Shellfish Pasta Sauce
The recipe is modified from epicurious.com.
Ingredients
3 tbsp extra-virgin olive oil
4 garlic cloves, minced
12 oz cleaned squid, cut into 1/2 inch rings
1 1/4 cups dry white wine
28 oz can whole tomatoes
1 leaf basil
2 tsp tomato paste
1/4 cup water
2 lbs small littleneck clams, scrubbed
1 live lobster, 1 1/2 lbs
8 oz large raw shrimp, peeled and deveined
4 oz bay scallops
3 tbsp chopped Italian parsley
Linguine
Directions
Add 2 inches of water to large pot, add 2 tbsp salt per quart of water, bring to boil
Once at a rolling boil, add lobster to pot and imediately cover, steam for 9-11 minutes
Remove lobster, cool for 5 minutes, then crack and remove meat.
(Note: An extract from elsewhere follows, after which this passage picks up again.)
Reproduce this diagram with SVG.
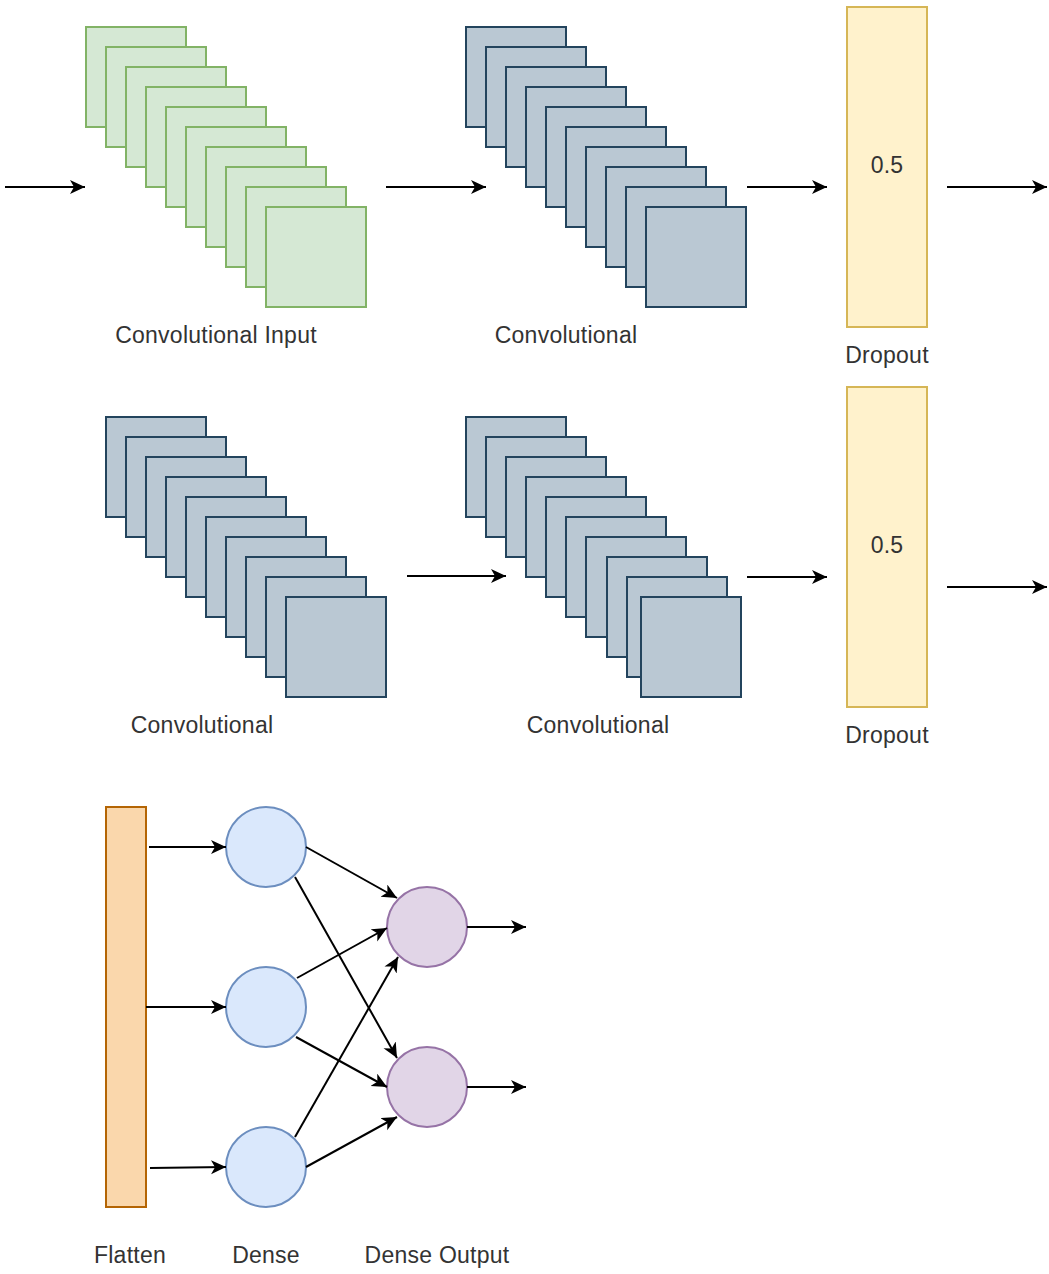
<svg xmlns="http://www.w3.org/2000/svg" width="1049" height="1274" viewBox="0 0 1049 1274">
<defs>
<style>
.g{fill:#d5e8d4;stroke:#82b366;stroke-width:2}
.b{fill:#bac8d3;stroke:#23445d;stroke-width:2}
.y{fill:#fff2cc;stroke:#d6b656;stroke-width:2}
.o{fill:#fad7ac;stroke:#b46504;stroke-width:2}
.d{fill:#dae8fc;stroke:#6c8ebf;stroke-width:2}
.p{fill:#e1d5e7;stroke:#9673a6;stroke-width:2}
.t{font-family:"Liberation Sans",Arial,sans-serif;font-size:23px;fill:#333333;text-anchor:middle;letter-spacing:0.25px}
.c line{stroke:#000;stroke-width:2;marker-end:url(#ah)}
</style>
<marker id="ah" markerUnits="userSpaceOnUse" markerWidth="17" markerHeight="16" refX="15" refY="7" orient="auto">
<path d="M0,0 L15,7 L0,14 L4,7 Z" fill="#000"/>
</marker>
<g id="stackG">
<rect class="g" x="0" y="0" width="100" height="100"/>
<rect class="g" x="20" y="20" width="100" height="100"/>
<rect class="g" x="40" y="40" width="100" height="100"/>
<rect class="g" x="60" y="60" width="100" height="100"/>
<rect class="g" x="80" y="80" width="100" height="100"/>
<rect class="g" x="100" y="100" width="100" height="100"/>
<rect class="g" x="120" y="120" width="100" height="100"/>
<rect class="g" x="140" y="140" width="100" height="100"/>
<rect class="g" x="160" y="160" width="100" height="100"/>
<rect class="g" x="180" y="180" width="100" height="100"/>
</g>
<g id="stackB">
<rect class="b" x="0" y="0" width="100" height="100"/>
<rect class="b" x="20" y="20" width="100" height="100"/>
<rect class="b" x="40" y="40" width="100" height="100"/>
<rect class="b" x="60" y="60" width="100" height="100"/>
<rect class="b" x="80" y="80" width="100" height="100"/>
<rect class="b" x="100" y="100" width="100" height="100"/>
<rect class="b" x="120" y="120" width="100" height="100"/>
<rect class="b" x="140" y="140" width="100" height="100"/>
<rect class="b" x="160" y="160" width="100" height="100"/>
<rect class="b" x="180" y="180" width="100" height="100"/>
</g>
</defs>
<rect x="0" y="0" width="1049" height="1274" fill="#ffffff"/>

<g id="conv-input">
<use href="#stackG" x="86" y="27"/>
<text class="t" x="216" y="343">Convolutional Input</text>
</g>
<g id="conv1">
<use href="#stackB" x="466" y="27"/>
<text class="t" x="566" y="343">Convolutional</text>
</g>
<g id="dropout1">
<rect class="y" x="847" y="7" width="80" height="320"/>
<text class="t" x="887" y="173">0.5</text>
<text class="t" x="887" y="363">Dropout</text>
</g>
<g id="conv2">
<use href="#stackB" x="106" y="417"/>
<text class="t" x="202" y="733">Convolutional</text>
</g>
<g id="conv3">
<rect class="b" x="466" y="417" width="100" height="100"/>
<rect class="b" x="486" y="437" width="100" height="100"/>
<rect class="b" x="506" y="457" width="100" height="100"/>
<rect class="b" x="526" y="477" width="100" height="100"/>
<rect class="b" x="546" y="497" width="100" height="100"/>
<rect class="b" x="566" y="517" width="100" height="100"/>
<rect class="b" x="586" y="537" width="100" height="100"/>
<rect class="b" x="607" y="557" width="100" height="100"/>
<rect class="b" x="627" y="577" width="100" height="100"/>
<rect class="b" x="641" y="597" width="100" height="100"/>
<text class="t" x="598" y="733">Convolutional</text>
</g>
<g id="dropout2">
<rect class="y" x="847" y="387" width="80" height="320"/>
<text class="t" x="887" y="553">0.5</text>
<text class="t" x="887" y="743">Dropout</text>
</g>
<g id="flatten">
<rect class="o" x="106" y="807" width="40" height="400"/>
<text class="t" x="130" y="1263">Flatten</text>
</g>
<g id="dense1"><circle class="d" cx="266" cy="847" r="40"/></g>
<g id="dense2"><circle class="d" cx="266" cy="1007" r="40"/></g>
<g id="dense3"><circle class="d" cx="266" cy="1167" r="40"/></g>
<g id="dense-label"><text class="t" x="266" y="1263">Dense</text></g>
<g id="out1"><circle class="p" cx="427" cy="927" r="40"/></g>
<g id="out2"><circle class="p" cx="427" cy="1087" r="40"/></g>
<g id="out-label"><text class="t" x="437" y="1263">Dense Output</text></g>

<g id="connectors" class="c">
<line x1="5" y1="187" x2="85" y2="187"/>
<line x1="386" y1="187" x2="486" y2="187"/>
<line x1="747" y1="187" x2="827" y2="187"/>
<line x1="947" y1="187" x2="1047" y2="187"/>
<line x1="407" y1="576" x2="506" y2="576"/>
<line x1="747" y1="577" x2="827" y2="577"/>
<line x1="947" y1="587" x2="1047" y2="587"/>
<line x1="149" y1="847" x2="226" y2="847"/>
<line x1="146" y1="1007" x2="226" y2="1007"/>
<line x1="150" y1="1168" x2="226" y2="1167"/>
<line x1="306" y1="847" x2="397" y2="898"/>
<line x1="295" y1="877" x2="397" y2="1058"/>
<line x1="297" y1="978" x2="387" y2="928"/>
<line x1="296" y1="1037" x2="387" y2="1087"/>
<line x1="295" y1="1137" x2="398" y2="957"/>
<line x1="306" y1="1167" x2="397" y2="1117"/>
<line x1="467" y1="927" x2="526" y2="927"/>
<line x1="467" y1="1087" x2="526" y2="1087"/>
</g>
</svg>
Chop meat into bite-sized pieces
Heat 3 tbsp oil in large skillet over medium heat
Add garlic, stir for 1 minute
Add squid and saute just until opaque, about 3 minutes
Add wine, simmer until reduced by half, about 20 minutes
Add tomatoes with juices and tomato paste, bring to simmer while breaking up tomatoes
Cover, simmer over low heat for 40 minutes
Boil 1/4 cup water in another large skillet over high heat
Add clams, cover, and cook until shells open (about 6 minutes)
Discard any clams that did not open. Transfer to colander set over medium bowl and drain
Strain juices from skillet and medium bowl through fine sieve into tomato sauce
Simmer sauce uncovered until thickened, about 10 minutes
Add shrimp and scallops, simmer 2 minutes.